Maxi menduga, hal itu terjadi karena pembangunan tidak melibatkan warga desa, termasuk kepala desa. “Bentuk bangunan itu tidak cocok dengan alam sekitarnya. Pagarnya saja tinggi-tinggi, ibarat pemugaran makam. Saya mengumpamakan gazebo-gazebo itu seperti makam. Ada yang saya namakan (makam) Sisingamangaraja, Teuku Umar dan Imam Bonjol,” ucapnya ketus.

Sejumlah program pelatihan dari pemerintah sempat masuk di Bahoi. Warga desa diajarkan keterampilan untuk menunjang ekowisata, mulai dari pelatihan jasa homestay, guide, hingga pembuatan handycraft. Kegiatan tersebut turut membangun kesadaran masyarakat terkait manfaat DPL.

“Potensi sumber daya alam bisa ‘dijual’, agar punya nilai tambah untuk peningkatan ekonomi masyarakat sekitar. Contohnya dengan membuat tempat wisata, secara otomatis, hasil kebun – semisal pisang – kedepannya bisa dimanfaatkan oleh wisatawan juga,” ujar Maxi.

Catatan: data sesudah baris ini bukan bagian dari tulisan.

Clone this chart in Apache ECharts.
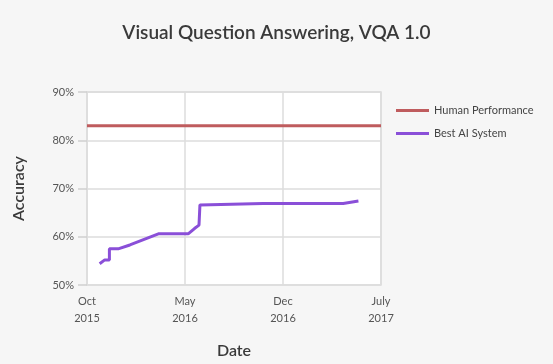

Daud Dalero, menjelaskan, konsep ekowisata berbasis masyarakat, karena pengelolaan laut dan pesisir dilakukan oleh masyarakat. “Setelah ditetapkan sebagai desa ekowisata, masyarakat terlibat dalam penataan desa. Akibatnya tata desa lebih teratur dan bersih. Secara umum, masyarakat terbantu dengan konsep DPL dan ekowisata di Bahoi.”

Meski demikian, saat ini, Daud merasa belum semua masyarakat menikmati dampaknya. Sebab, jumlah wisatawan belum bisa dibilang stabil. Ia berharap, berbagai pihak bisa mendorong peningkatan jumlah wisatawan ke desa ini. “Kami juga berharap kontribusi dari pemerintah daerah agar konsep desa ekowisata bisa tercapai.”

Ia juga berharap masyarakat sekitar bisa mengembangkan keterampilan, terutama yang berprofesi sebagai pemandu wisata, karena belum ada guide yang bisa memandu wisatawan secara profesional.

“Kedepan jika, jumlah pengunjung meningkat diharapkan partisipasi masyarakat bisa lebih baik lagi, khususnya keterampilan dari warga desa, terutama para pemandu wisata,” katanya.